Microsoft to Expand Software Giveaways to Dissidents
A month after "The New York Times" reported that Microsoft was helping the authoritarian Russian government crack down on dissidents, the software giant revealed plans to expand a scheme in which purported software privacy couldn't be used as a pretext for suppression.
October 18, 2010
A month after The New York Times reported that Microsoft was helping the authoritarian Russian government crack down on dissidents, the software giant revealed plans to expand a scheme in which purported software privacy couldn't be used as a pretext for suppression. Now, in addition to aiding dissident groups in Russia by providing them with free, fully licensed software, Microsoft will expand the program to include numerous other countries, including China.
"We clearly have a very strong interest in ensuring that any antipiracy activities are being done for the purpose of reducing illegal piracy, and not for other purposes," Microsoft Deputy General Counsel and Vice President Nancy J. Anderson said. "Under the terms of our new nongovernmental organization software license, we will definitely not have any claims and not pursue any claims against nongovernmental organizations."
This move toward helping dissidents—or, as Microsoft calls them, "nongovernmental organizations" (NGOs)—is the result of backlash in the wake of the New York Times report. The paper claimed that Microsoft was implicitly and explicitly helping the Russian government crack down on dissidents in that country by filing bogus software-piracy complaints against them. These complaints were used as an excuse to conduct raids and seize computers, often on the eve of important public events.
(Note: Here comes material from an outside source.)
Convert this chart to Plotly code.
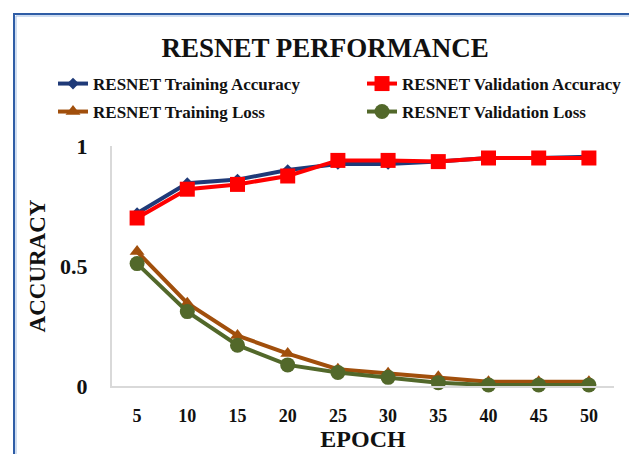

Rather than deny the charges outlined by the New York Times, Microsoft at the time essentially admitted to the activity and said it would "move swiftly to seek to remove any incentive or ability to engage in such behavior." It announced, among other things, a plan to create a new "unilateral software license for NGOs that will ensure they have free, legal copies" of Microsoft products. This would prevent authoritarian governments from using software piracy as an excuse for raiding and harassing dissident groups.
This week, the scheme is being expanded to eight former Soviet republics, including Armenia, Azerbaijan, Belarus, Kazakhstan, Kyrgyzstan, Tajikistan, Turkmenistan, and Uzbekistan, as well as China, Malaysia, and Vietnam. Further expansion of the program is possible, Microsoft says.